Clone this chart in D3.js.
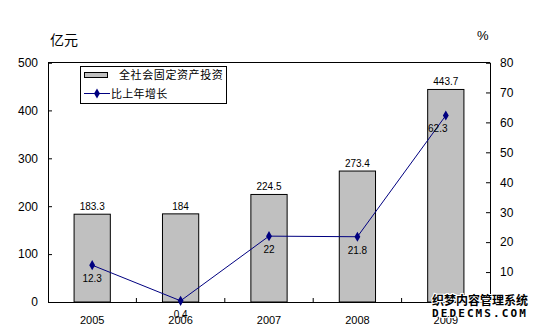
<!DOCTYPE html>
<html><head><meta charset="utf-8">
<script src="https://cdn.jsdelivr.net/npm/d3@7/dist/d3.min.js"></script>
<style>body{margin:0;background:#fff}svg{display:block}</style>
</head><body>
<svg id="c" width="540" height="327"></svg>
<script>
const years = ["2005","2006","2007","2008","2009"];
const investment = [183.3, 184, 224.5, 273.4, 443.7];
const growth = [12.3, 0.4, 22, 21.8, 62.3];
const investLabels = ["183.3","184","224.5","273.4","443.7"];
const growthLabels = ["12.3","0.4","22","21.8","62.3"];
const leftTicks = [0,100,200,300,400,500];
const rightTicks = [0,10,20,30,40,50,60,70,80];
const seriesNames = ["全社会固定资产投资","比上年增长"];

const svg = d3.select("#c");
const L = 48, R = 490, T = 62.5, B = 302;
const x = d3.scaleBand().domain(years).range([L, R]).paddingInner(0.59).paddingOuter(0.295);
const xb = d3.scaleBand().domain(years).range([L, R]);
const yL = d3.scaleLinear().domain([0, 500]).range([B, T]);
const yR = d3.scaleLinear().domain([0, 80]).range([B, T]);
const font = "Arial, 'Liberation Sans', sans-serif";
const cjk = "'Noto Sans CJK SC', sans-serif";

// frame top
svg.append("line").attr("x1", L).attr("x2", R).attr("y1", T).attr("y2", T).attr("stroke", "#000");

// bars
svg.selectAll("rect.bar").data(investment).enter().append("rect")
  .attr("x", (d,i) => x(years[i])).attr("width", x.bandwidth())
  .attr("y", d => yL(d)).attr("height", d => B - yL(d))
  .attr("fill", "#c0c0c0").attr("stroke", "#000").attr("stroke-width", 1);
svg.selectAll("text.bl").data(investment).enter().append("text")
  .attr("x", (d,i) => x(years[i]) + x.bandwidth()/2).attr("y", d => yL(d) - 4)
  .attr("text-anchor", "middle").attr("font-family", font).attr("font-size", 10)
  .text((d,i) => investLabels[i]);

// axes
const axL = d3.axisLeft(yL).tickValues(leftTicks).tickSize(-4).tickPadding(10);
const gL = svg.append("g").attr("transform", `translate(${L},0)`).call(axL);
const axR = d3.axisRight(yR).tickValues(rightTicks).tickSize(-4).tickPadding(10).tickFormat(d => d === 0 ? "" : d);
const gR = svg.append("g").attr("transform", `translate(${R},0)`).call(axR);
const axB = d3.axisBottom(xb).tickSize(0).tickPadding(14);
const gB = svg.append("g").attr("transform", `translate(0,${B})`).call(axB);
[gL, gR, gB].forEach(g => {
  g.select(".domain").attr("stroke", "#000");
  g.selectAll("line").attr("stroke", "#000");
  g.selectAll("text").attr("font-family", font).attr("font-size", 11).attr("fill", "#000");
});
gL.selectAll("text").attr("font-size", 12);
gR.selectAll("text").attr("font-size", 12);
// category boundary ticks (inward)
svg.selectAll("line.ct").data(years.slice(1)).enter().append("line")
  .attr("x1", d => xb(d)).attr("x2", d => xb(d)).attr("y1", B).attr("y2", B - 4).attr("stroke", "#000");

// line
const cx = (i) => xb(years[i]) + xb.bandwidth()/2;
const line = d3.line().x((d,i) => cx(i)).y(d => yR(d));
svg.append("path").datum(growth).attr("d", line).attr("fill", "none").attr("stroke", "#000080").attr("stroke-width", 1);
const diamond = d3.symbol().type(d3.symbolDiamond).size(30);
svg.selectAll("path.pt").data(growth).enter().append("path")
  .attr("d", diamond).attr("transform", (d,i) => `translate(${cx(i)},${yR(d)})`).attr("fill", "#000080");
svg.selectAll("text.gl").data(growth).enter().append("text")
  .attr("x", (d,i) => cx(i) - (i === 4 ? 8 : 0)).attr("y", d => yR(d) + 17)
  .attr("text-anchor", "middle").attr("font-family", font).attr("font-size", 10)
  .text((d,i) => growthLabels[i]);

// axis titles
svg.append("text").attr("x", 50).attr("y", 45).attr("font-family", cjk).attr("font-size", 14).text("亿元");
svg.append("text").attr("x", 477).attr("y", 40).attr("font-family", font).attr("font-size", 13).text("%");

// legend
const lg = svg.append("g");
lg.append("rect").attr("x", 80.5).attr("y", 66.5).attr("width", 146).attr("height", 37).attr("fill", "#fff").attr("stroke", "#000");
lg.append("rect").attr("x", 84.5).attr("y", 72.5).attr("width", 23).attr("height", 5).attr("fill", "#c0c0c0").attr("stroke", "#000");
lg.append("text").attr("x", 119).attr("y", 79).attr("font-family", cjk).attr("font-size", 11).attr("letter-spacing", 0.6).text(seriesNames[0]);
lg.append("line").attr("x1", 84).attr("x2", 110).attr("y1", 93.5).attr("y2", 93.5).attr("stroke", "#000080");
lg.append("path").attr("d", diamond).attr("transform", "translate(97,93.5)").attr("fill", "#000080");
lg.append("text").attr("x", 111).attr("y", 97.5).attr("font-family", cjk).attr("font-size", 11).attr("letter-spacing", 0.3).text(seriesNames[1]);

// watermark
const wm = svg.append("g");
wm.append("text").attr("x", 432).attr("y", 305).attr("font-family", cjk).attr("font-size", 12).attr("font-weight", "bold")
  .attr("stroke", "#fff").attr("stroke-width", 2).attr("paint-order", "stroke").attr("fill", "#000").text("织梦内容管理系统");
wm.append("text").attr("x", 432).attr("y", 317).attr("font-family", "'DejaVu Sans Mono', monospace").attr("font-size", 11).attr("font-weight", "bold")
  .attr("stroke", "#fff").attr("stroke-width", 2).attr("paint-order", "stroke").attr("fill", "#000").attr("letter-spacing", 2.1).text("DEDECMS.COM");
</script>
</body></html>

========================================

* [Problem to solve]: Take the listing above and restate it word for word, without its pictures.

* [The completed task]:
Clone this chart in D3.js.
<!DOCTYPE html>
<html><head><meta charset="utf-8">
<script src="https://cdn.jsdelivr.net/npm/d3@7/dist/d3.min.js"></script>
<style>body{margin:0;background:#fff}svg{display:block}</style>
</head><body>
<svg id="c" width="540" height="327"></svg>
<script>
const years = ["2005","2006","2007","2008","2009"];
const investment = [183.3, 184, 224.5, 273.4, 443.7];
const growth = [12.3, 0.4, 22, 21.8, 62.3];
const investLabels = ["183.3","184","224.5","273.4","443.7"];
const growthLabels = ["12.3","0.4","22","21.8","62.3"];
const leftTicks = [0,100,200,300,400,500];
const rightTicks = [0,10,20,30,40,50,60,70,80];
const seriesNames = ["全社会固定资产投资","比上年增长"];

const svg = d3.select("#c");
const L = 48, R = 490, T = 62.5, B = 302;
const x = d3.scaleBand().domain(years).range([L, R]).paddingInner(0.59).paddingOuter(0.295);
const xb = d3.scaleBand().domain(years).range([L, R]);
const yL = d3.scaleLinear().domain([0, 500]).range([B, T]);
const yR = d3.scaleLinear().domain([0, 80]).range([B, T]);
const font = "Arial, 'Liberation Sans', sans-serif";
const cjk = "'Noto Sans CJK SC', sans-serif";

// frame top
svg.append("line").attr("x1", L).attr("x2", R).attr("y1", T).attr("y2", T).attr("stroke", "#000");

// bars
svg.selectAll("rect.bar").data(investment).enter().append("rect")
  .attr("x", (d,i) => x(years[i])).attr("width", x.bandwidth())
  .attr("y", d => yL(d)).attr("height", d => B - yL(d))
  .attr("fill", "#c0c0c0").attr("stroke", "#000").attr("stroke-width", 1);
svg.selectAll("text.bl").data(investment).enter().append("text")
  .attr("x", (d,i) => x(years[i]) + x.bandwidth()/2).attr("y", d => yL(d) - 4)
  .attr("text-anchor", "middle").attr("font-family", font).attr("font-size", 10)
  .text((d,i) => investLabels[i]);

// axes
const axL = d3.axisLeft(yL).tickValues(leftTicks).tickSize(-4).tickPadding(10);
const gL = svg.append("g").attr("transform", `translate(${L},0)`).call(axL);
const axR = d3.axisRight(yR).tickValues(rightTicks).tickSize(-4).tickPadding(10).tickFormat(d => d === 0 ? "" : d);
const gR = svg.append("g").attr("transform", `translate(${R},0)`).call(axR);
const axB = d3.axisBottom(xb).tickSize(0).tickPadding(14);
const gB = svg.append("g").attr("transform", `translate(0,${B})`).call(axB);
[gL, gR, gB].forEach(g => {
  g.select(".domain").attr("stroke", "#000");
  g.selectAll("line").attr("stroke", "#000");
  g.selectAll("text").attr("font-family", font).attr("font-size", 11).attr("fill", "#000");
});
gL.selectAll("text").attr("font-size", 12);
gR.selectAll("text").attr("font-size", 12);
// category boundary ticks (inward)
svg.selectAll("line.ct").data(years.slice(1)).enter().append("line")
  .attr("x1", d => xb(d)).attr("x2", d => xb(d)).attr("y1", B).attr("y2", B - 4).attr("stroke", "#000");

// line
const cx = (i) => xb(years[i]) + xb.bandwidth()/2;
const line = d3.line().x((d,i) => cx(i)).y(d => yR(d));
svg.append("path").datum(growth).attr("d", line).attr("fill", "none").attr("stroke", "#000080").attr("stroke-width", 1);
const diamond = d3.symbol().type(d3.symbolDiamond).size(30);
svg.selectAll("path.pt").data(growth).enter().append("path")
  .attr("d", diamond).attr("transform", (d,i) => `translate(${cx(i)},${yR(d)})`).attr("fill", "#000080");
svg.selectAll("text.gl").data(growth).enter().append("text")
  .attr("x", (d,i) => cx(i) - (i === 4 ? 8 : 0)).attr("y", d => yR(d) + 17)
  .attr("text-anchor", "middle").attr("font-family", font).attr("font-size", 10)
  .text((d,i) => growthLabels[i]);

// axis titles
svg.append("text").attr("x", 50).attr("y", 45).attr("font-family", cjk).attr("font-size", 14).text("亿元");
svg.append("text").attr("x", 477).attr("y", 40).attr("font-family", font).attr("font-size", 13).text("%");

// legend
const lg = svg.append("g");
lg.append("rect").attr("x", 80.5).attr("y", 66.5).attr("width", 146).attr("height", 37).attr("fill", "#fff").attr("stroke", "#000");
lg.append("rect").attr("x", 84.5).attr("y", 72.5).attr("width", 23).attr("height", 5).attr("fill", "#c0c0c0").attr("stroke", "#000");
lg.append("text").attr("x", 119).attr("y", 79).attr("font-family", cjk).attr("font-size", 11).attr("letter-spacing", 0.6).text(seriesNames[0]);
lg.append("line").attr("x1", 84).attr("x2", 110).attr("y1", 93.5).attr("y2", 93.5).attr("stroke", "#000080");
lg.append("path").attr("d", diamond).attr("transform", "translate(97,93.5)").attr("fill", "#000080");
lg.append("text").attr("x", 111).attr("y", 97.5).attr("font-family", cjk).attr("font-size", 11).attr("letter-spacing", 0.3).text(seriesNames[1]);

// watermark
const wm = svg.append("g");
wm.append("text").attr("x", 432).attr("y", 305).attr("font-family", cjk).attr("font-size", 12).attr("font-weight", "bold")
  .attr("stroke", "#fff").attr("stroke-width", 2).attr("paint-order", "stroke").attr("fill", "#000").text("织梦内容管理系统");
wm.append("text").attr("x", 432).attr("y", 317).attr("font-family", "'DejaVu Sans Mono', monospace").attr("font-size", 11).attr("font-weight", "bold")
  .attr("stroke", "#fff").attr("stroke-width", 2).attr("paint-order", "stroke").attr("fill", "#000").attr("letter-spacing", 2.1).text("DEDECMS.COM");
</script>
</body></html>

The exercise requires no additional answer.